As TYG is an art history minor, our date night movie was an Art Center (Durham has several) showing of CARAVAGGIO (1986), Derek Janham’s unconventional biopic of the violent Renaissance artist. This was well executed but more arty than entertaining, though TYG, recognizing several scenes modeled on the artist’s paintings, got much more out of it. Plus she found a frequently semi-naked Sean Bean as the artists lover more of a plus than me (go figure). The cast also includes Robbie Coltrane and Michael Gough as church officials and some woman named Tilda Swinton as Bean’s lover. Below, the artist’s Inspiration of St. Matthew. “I did it for you.”

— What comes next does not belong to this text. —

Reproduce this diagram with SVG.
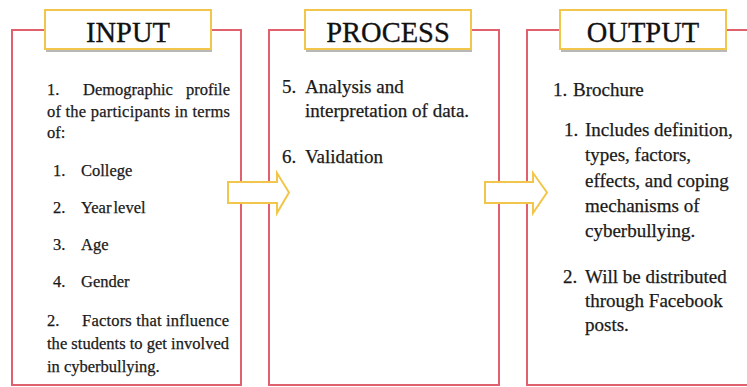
<svg xmlns="http://www.w3.org/2000/svg" width="747" height="387" viewBox="0 0 747 387">
<style>
.frame{fill:#fff;stroke:#E0606E;stroke-width:2}
.tbox{fill:#fff;stroke:#F2C64A;stroke-width:2}
.tshadow{fill:#b8b8b8}
.title{font-family:"Liberation Serif","Times New Roman",serif;font-size:28.5px;fill:#111;stroke:#111;stroke-width:0.3;text-anchor:middle}
.s{font-family:"Liberation Serif","Times New Roman",serif;font-size:16.5px;fill:#1a1a1a;stroke:#1a1a1a;stroke-width:0.25}
.m{font-family:"Liberation Serif","Times New Roman",serif;font-size:19px;fill:#1a1a1a;stroke:#1a1a1a;stroke-width:0.25}
.e{text-anchor:end}
.arrow{fill:#fff;stroke:#F2C64A;stroke-width:2;stroke-linejoin:miter}
</style>
<rect width="747" height="387" fill="#fff"/>
<g id="input">
<rect class="frame" x="12" y="30" width="229" height="355"/>
<rect class="tshadow" x="46" y="12" width="166" height="40"/>
<rect class="tbox" x="45" y="10" width="166" height="39"/>
<text class="title" x="128" y="42">INPUT</text>
<text class="s" x="47" y="95">1.</text>
<text class="s" x="83" y="95">Demographic</text>
<text class="s e" x="230" y="95">profile</text>
<text class="s" x="47" y="117" textLength="183" lengthAdjust="spacing">of the participants in terms</text>
<text class="s" x="47" y="138">of:</text>
<text class="s" x="53" y="176">1.</text>
<text class="s" x="81" y="176">College</text>
<text class="s" x="53" y="213">2.</text>
<text class="s" x="81" y="213" word-spacing="-2">Year level</text>
<text class="s" x="53" y="250">3.</text>
<text class="s" x="81" y="250">Age</text>
<text class="s" x="53" y="287">4.</text>
<text class="s" x="81" y="287">Gender</text>
<text class="s" x="47" y="326">2.</text>
<text class="s" x="82" y="326" textLength="147" lengthAdjust="spacing">Factors that influence</text>
<text class="s" x="47" y="349" textLength="182" lengthAdjust="spacing">the students to get involved</text>
<text class="s" x="47" y="372">in cyberbullying.</text>
</g>
<g id="process">
<rect class="frame" x="269" y="30" width="230" height="355"/>
<rect class="tshadow" x="306" y="12" width="166" height="40"/>
<rect class="tbox" x="305" y="10" width="166" height="39"/>
<text class="title" x="388" y="42">PROCESS</text>
<text class="m" x="282" y="93">5.</text>
<text class="m" x="305" y="93">Analysis and</text>
<text class="m" x="305" y="117">interpretation of data.</text>
<text class="m" x="282" y="163">6.</text>
<text class="m" x="305" y="163">Validation</text>
</g>
<g id="output">
<rect class="frame" x="527" y="30" width="240" height="355"/>
<rect class="tshadow" x="561" y="12" width="166" height="40"/>
<rect class="tbox" x="560" y="10" width="166" height="39"/>
<text class="title" x="643" y="42">OUTPUT</text>
<text class="m" x="553" y="96">1.</text>
<text class="m" x="573" y="96">Brochure</text>
<text class="m" x="564" y="136">1.</text>
<text class="m" x="585" y="136">Includes definition,</text>
<text class="m" x="585" y="161">types, factors,</text>
<text class="m" x="585" y="187">effects, and coping</text>
<text class="m" x="585" y="212">mechanisms of</text>
<text class="m" x="585" y="237">cyberbullying.</text>
<text class="m" x="563" y="283">2.</text>
<text class="m" x="585" y="283">Will be distributed</text>
<text class="m" x="585" y="307">through Facebook</text>
<text class="m" x="585" y="331">posts.</text>
</g>
<g id="connectors">
<polygon class="arrow" points="228,182 277,182 277,173 289,192.5 277,213 277,203 228,203"/>
<polygon class="arrow" points="485,182 533,182 533,173 547,192.5 533,213 533,203 485,203"/>
</g>
</svg>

Moving to the 1960s, STOLEN KISSES (1968) has Truffaut’s self-insert Antoine Donel (Jean-Pierre Léaud), last seen in Antoine and Collette, struggling to adult and frequently failing. After getting discharged from the military he loses his job as a hotel desk clerk when he lets a private detective into the wrong room. He then goes to work for the detective agency but proves equally inept, finally falling hard for a married woman (Delphine Seyrig) involved in his investigation. I expected everything to come crashing down but Antoine ends up in reasonably good shape; the movie is much better than reasonably good. “You wrote to me yesterday and the answer is … me.”
Moving to the 21st century we have BEASTS OF THE SOUTHERN WILD (2012). Annoyingly this is billed as fantasy but only in the I Kill Giants sense that the young protagonist — a black girl living with her dad in a low-lying area near New Orleans — frequently uses fantasies of giant beasts to deal with her problems, variously including death, tropical storms and floods. Well done, regardless, so I’m not that annoyed. “They’s got to live in the woods and eat grass and steal underpants.”

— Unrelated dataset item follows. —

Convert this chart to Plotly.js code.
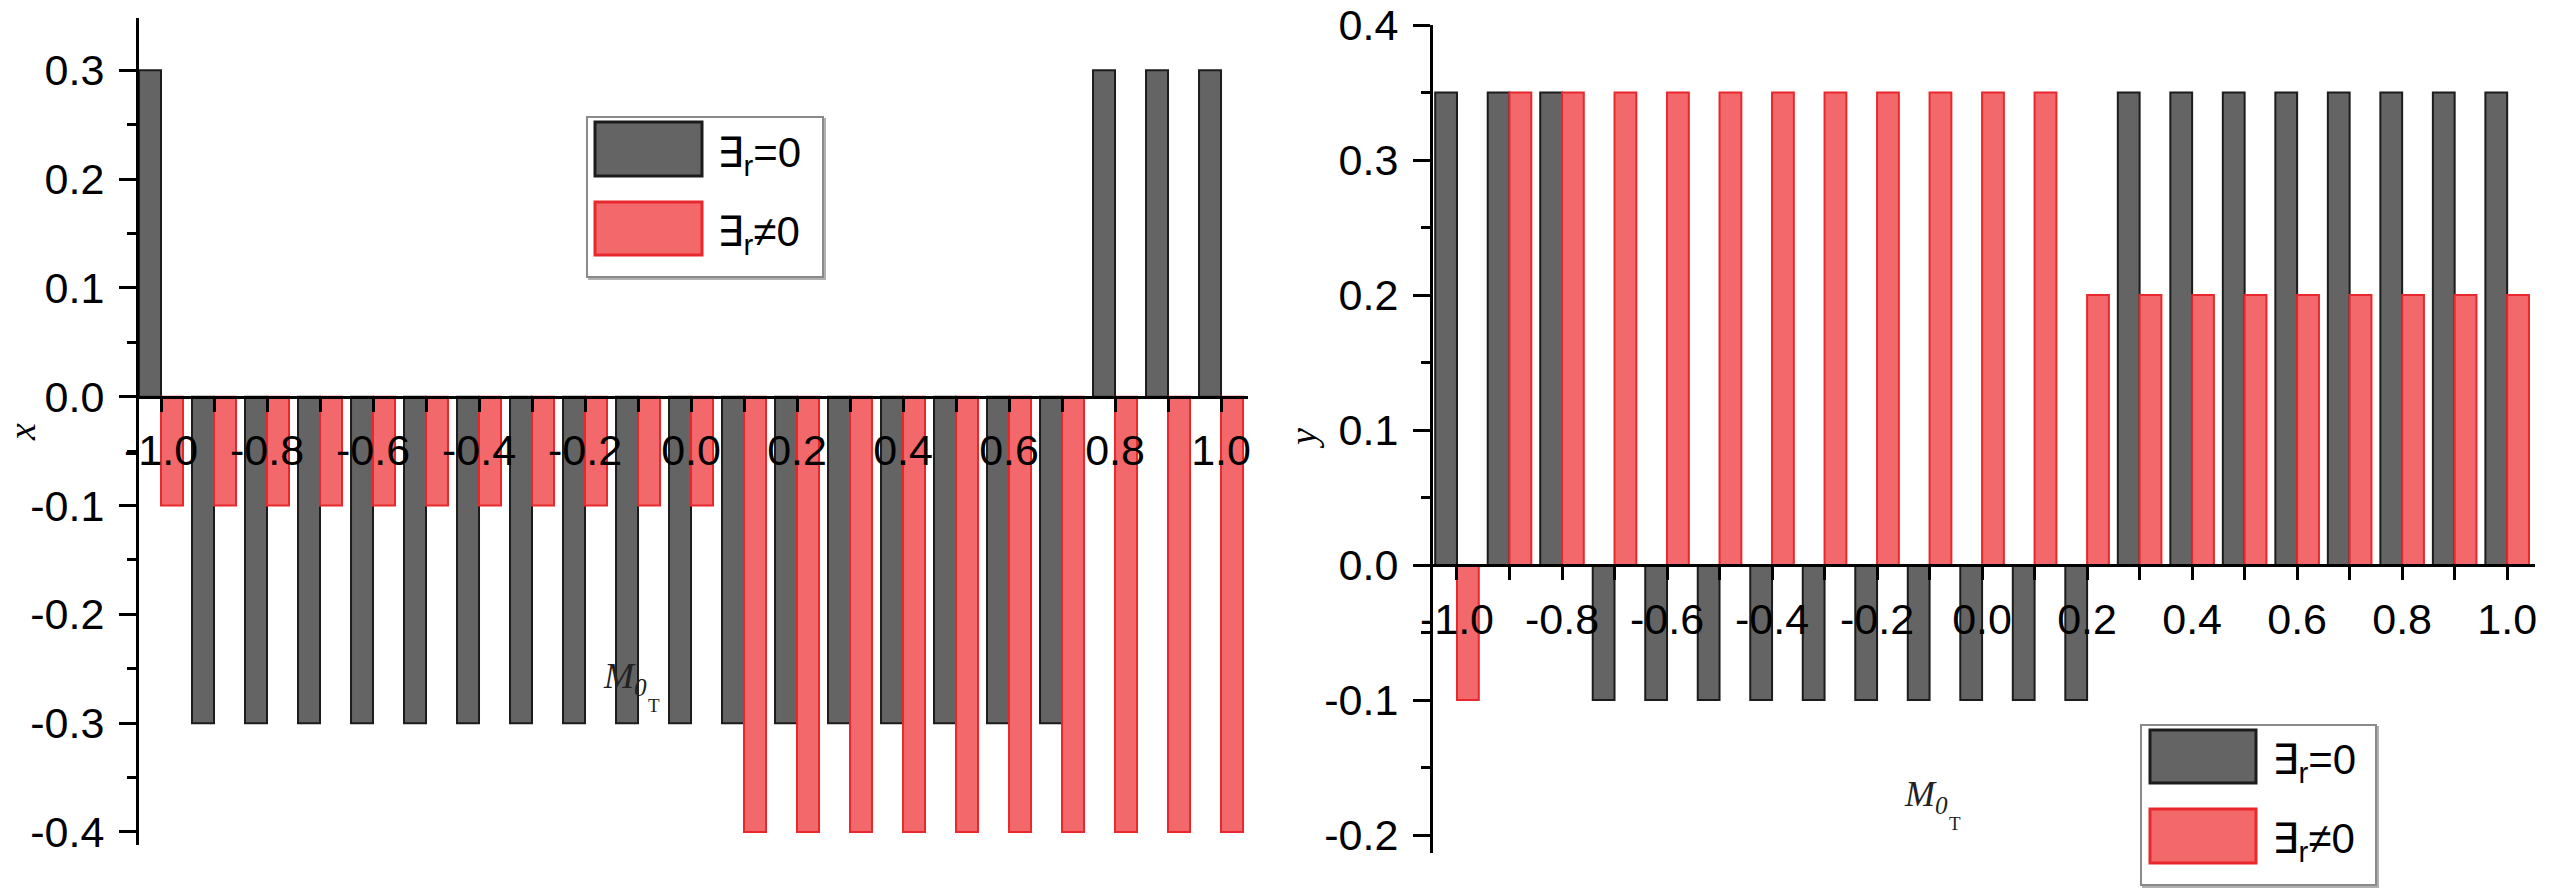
<!DOCTYPE html>
<html>
<head>
<meta charset="utf-8">
<script src="https://cdn.plot.ly/plotly-3.0.1.min.js"></script>
<style>html,body{margin:0;padding:0;background:#fff;}#chart{width:2549px;height:893px;}</style>
</head>
<body>
<div id="chart"></div>
<script>
// ---------- data ----------
const categories = [-1.0, -0.9, -0.8, -0.7, -0.6, -0.5, -0.4, -0.3, -0.2, -0.1, 0.0, 0.1, 0.2, 0.3, 0.4, 0.5, 0.6, 0.7, 0.8, 0.9, 1.0];
const seriesNames = ['\u2203<sub>r</sub>=0', '\u2203<sub>r</sub>\u22600'];

// left panel (x)
const xZero    = [0.3, -0.3, -0.3, -0.3, -0.3, -0.3, -0.3, -0.3, -0.3, -0.3, -0.3, -0.3, -0.3, -0.3, -0.3, -0.3, -0.3, -0.3, 0.3, 0.3, 0.3];
const xNonZero = [-0.1, -0.1, -0.1, -0.1, -0.1, -0.1, -0.1, -0.1, -0.1, -0.1, -0.1, -0.4, -0.4, -0.4, -0.4, -0.4, -0.4, -0.4, -0.4, -0.4, -0.4];
// right panel (y)
const yZero    = [0.35, 0.35, 0.35, -0.1, -0.1, -0.1, -0.1, -0.1, -0.1, -0.1, -0.1, -0.1, -0.1, 0.35, 0.35, 0.35, 0.35, 0.35, 0.35, 0.35, 0.35];
const yNonZero = [-0.1, 0.35, 0.35, 0.35, 0.35, 0.35, 0.35, 0.35, 0.35, 0.35, 0.35, 0.35, 0.2, 0.2, 0.2, 0.2, 0.2, 0.2, 0.2, 0.2, 0.2];

// tick labels
const xTickVals = [-1.0, -0.8, -0.6, -0.4, -0.2, 0.0, 0.2, 0.4, 0.6, 0.8, 1.0];
const xTickText = ['-1.0', '-0.8', '-0.6', '-0.4', '-0.2', '0.0', '0.2', '0.4', '0.6', '0.8', '1.0'];
const leftYTickVals = [-0.4, -0.3, -0.2, -0.1, 0.0, 0.1, 0.2, 0.3];
const leftYTickText = ['-0.4', '-0.3', '-0.2', '-0.1', '0.0', '0.1', '0.2', '0.3'];
const rightYTickVals = [-0.2, -0.1, 0.0, 0.1, 0.2, 0.3, 0.4];
const rightYTickText = ['-0.2', '-0.1', '0.0', '0.1', '0.2', '0.3', '0.4'];
const leftYTitle = 'x';
const rightYTitle = 'y';
const xTitleMain = 'M';
const xTitleSub = '0';
const xTitleSubSub = 'T';

// ---------- layout helpers ----------
const W = 2549, H = 893;
const fx = p => p / W;
const fy = p => 1 - p / H;

const GRAY = '#646464', GRAY_LINE = '#1c1c1c';
const RED = '#f2686b', RED_LINE = '#e8282c';
const TICKFONT = {family: 'Liberation Sans, Arial, sans-serif', size: 43, color: '#000'};

const L = {xd: [137, 1248], yd: [18, 845], xr: [-1.0453, 1.0509], yr: [-0.412, 0.348]};
const R = {xd: [1431, 2535], yd: [25, 853], xr: [-1.0495, 1.053], yr: [-0.2133, 0.4]};

function zeroPos(P) {
  const bottom = fy(P.yd[1]), top = fy(P.yd[0]);
  return bottom + (0 - P.yr[0]) / (P.yr[1] - P.yr[0]) * (top - bottom);
}

function xAxis(P) {
  return {
    domain: [fx(P.xd[0]), fx(P.xd[1])], range: P.xr, anchor: 'free', position: zeroPos(P),
    showline: true, linecolor: '#000', linewidth: 3, ticks: 'outside', ticklen: 13, tickwidth: 3, tickcolor: '#000',
    tickvals: xTickVals, ticktext: xTickText, tickfont: TICKFONT, ticklabelstandoff: 2,
    minor: {tickvals: categories, ticks: 'outside', ticklen: 13, tickwidth: 3, tickcolor: '#000'},
    showgrid: false, zeroline: false, fixedrange: true
  };
}
function yAxis(P, vals, text) {
  return {
    domain: [fy(P.yd[1]), fy(P.yd[0])], range: P.yr, anchor: 'free', position: fx(P.xd[0]),
    showline: true, linecolor: '#000', linewidth: 3, ticks: 'outside', ticklen: 17, tickwidth: 3, tickcolor: '#000',
    tickvals: vals, ticktext: text, tickfont: TICKFONT, ticklabelstandoff: 6,
    minor: {dtick: 0.05, tick0: 0, ticks: 'outside', ticklen: 9, tickwidth: 3, tickcolor: '#000'},
    showgrid: false, zeroline: false, fixedrange: true
  };
}

function bar(x, y, name, fill, line, xa, ya) {
  return {type: 'bar', x: x, y: y, name: name, xaxis: xa, yaxis: ya,
    marker: {color: fill, line: {color: line, width: 2}}, showlegend: false};
}

const traces = [
  bar(categories, xZero, seriesNames[0], GRAY, GRAY_LINE, 'x', 'y'),
  bar(categories, xNonZero, seriesNames[1], RED, RED_LINE, 'x', 'y'),
  bar(categories, yZero, seriesNames[0], GRAY, GRAY_LINE, 'x2', 'y2'),
  bar(categories, yNonZero, seriesNames[1], RED, RED_LINE, 'x2', 'y2')
];

// manual legends (large swatches as in the reference)
function legendShapes(bx0, by0, bx1, by1, sx0, sx1, s1y0, s1y1, s2y0, s2y1) {
  return [
    {type: 'rect', xref: 'paper', yref: 'paper', x0: fx(bx0 + 2), x1: fx(bx1 + 2), y0: fy(by1 + 2), y1: fy(by0 + 2),
      line: {color: '#b0b0b0', width: 2}, fillcolor: '#d8d8d8', layer: 'above'},
    {type: 'rect', xref: 'paper', yref: 'paper', x0: fx(bx0), x1: fx(bx1), y0: fy(by1), y1: fy(by0),
      line: {color: '#8a8a8a', width: 2}, fillcolor: '#ffffff', layer: 'above'},
    {type: 'rect', xref: 'paper', yref: 'paper', x0: fx(sx0), x1: fx(sx1), y0: fy(s1y1), y1: fy(s1y0),
      line: {color: GRAY_LINE, width: 3}, fillcolor: GRAY, layer: 'above'},
    {type: 'rect', xref: 'paper', yref: 'paper', x0: fx(sx0), x1: fx(sx1), y0: fy(s2y1), y1: fy(s2y0),
      line: {color: RED_LINE, width: 3}, fillcolor: RED, layer: 'above'}
  ];
}
const LEGFONT = {family: 'Liberation Sans, DejaVu Sans, sans-serif', size: 42, color: '#000'};
function legendText(tx, ty1, ty2) {
  return [
    {xref: 'paper', yref: 'paper', x: fx(tx), y: fy(ty1), xanchor: 'left', yanchor: 'middle', text: seriesNames[0], showarrow: false, font: LEGFONT},
    {xref: 'paper', yref: 'paper', x: fx(tx), y: fy(ty2), xanchor: 'left', yanchor: 'middle', text: seriesNames[1], showarrow: false, font: LEGFONT}
  ];
}
const SERIF = 'Liberation Serif, Times New Roman, serif';
// M with subscript 0, and a second-level subscript T placed after it
function mLabel(x, y) {
  return [
    {xref: 'paper', yref: 'paper', x: fx(x), y: fy(y), xanchor: 'left', yanchor: 'middle',
      text: '<i>' + xTitleMain + '<sub>' + xTitleSub + '</sub></i>', showarrow: false,
      font: {family: SERIF, size: 36, color: '#222'}},
    {xref: 'paper', yref: 'paper', x: fx(x + 45), y: fy(y + 27), xanchor: 'left', yanchor: 'middle',
      text: xTitleSubSub, showarrow: false, font: {family: SERIF, size: 19, color: '#222'}}
  ];
}

const layout = {
  width: W, height: H, margin: {l: 0, r: 0, t: 0, b: 0},
  paper_bgcolor: '#fff', plot_bgcolor: 'rgba(0,0,0,0)', showlegend: false,
  barmode: 'group', bargap: 0.17, bargroupgap: 0,
  xaxis: xAxis(L), yaxis: yAxis(L, leftYTickVals, leftYTickText),
  xaxis2: xAxis(R), yaxis2: yAxis(R, rightYTickVals, rightYTickText),
  shapes: [].concat(
    legendShapes(587, 117, 823, 277, 595, 702, 122, 176, 202, 255),
    legendShapes(2141, 725, 2376, 885, 2150, 2256, 730, 783, 809, 863)
  ),
  annotations: [].concat(
    legendText(715, 155, 234),
    legendText(2270, 762, 841),
    mLabel(601, 678),
    mLabel(1902, 796),
    [
      {xref: 'paper', yref: 'paper', x: fx(22), y: fy(432), xanchor: 'center', yanchor: 'middle', textangle: -90,
        text: '<i>' + leftYTitle + '</i>', showarrow: false, font: {family: SERIF, size: 38, color: '#000'}},
      {xref: 'paper', yref: 'paper', x: fx(1303), y: fy(439), xanchor: 'center', yanchor: 'middle', textangle: -90,
        text: '<i>' + rightYTitle + '</i>', showarrow: false, font: {family: SERIF, size: 38, color: '#000'}}
    ]
  )
};

Plotly.newPlot('chart', traces, layout, {displayModeBar: false, staticPlot: true});
</script>
</body>
</html>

Going boldly where no-one has gone before — STAR TREK: Of Gods and Men (2008) was a fan film that boasts Nichelle Nichols as Uhura, Walter Koenig as Chekhov, Tim Russ as Tuvok, Alan Ruck as Captain Harriman, Grace Lee Jones as Rand and Cirroc Lofton, Arlene Martel (T’Pring) and Garrett Wang in supporting roles. The plot has Charlie X, finally free of his alien keepers, using the Guardian of Forever to erase Kirk from reality. 
Next thing you know, the universe looks a lot like the evil Mirror, Mirror universe with Uhura and Chekhov in different ways fighting back. Charlie shows up, now repenting what he’s done, but is it too late to undo it? This was a real treat, though it reportedly disturbed Paramount enough that they started cracking down on fan films from that point on. Worth seeing on YouTube. “Who decides the needs of the many outweigh the needs of the few — and who gave them the right to decide that in the first place?”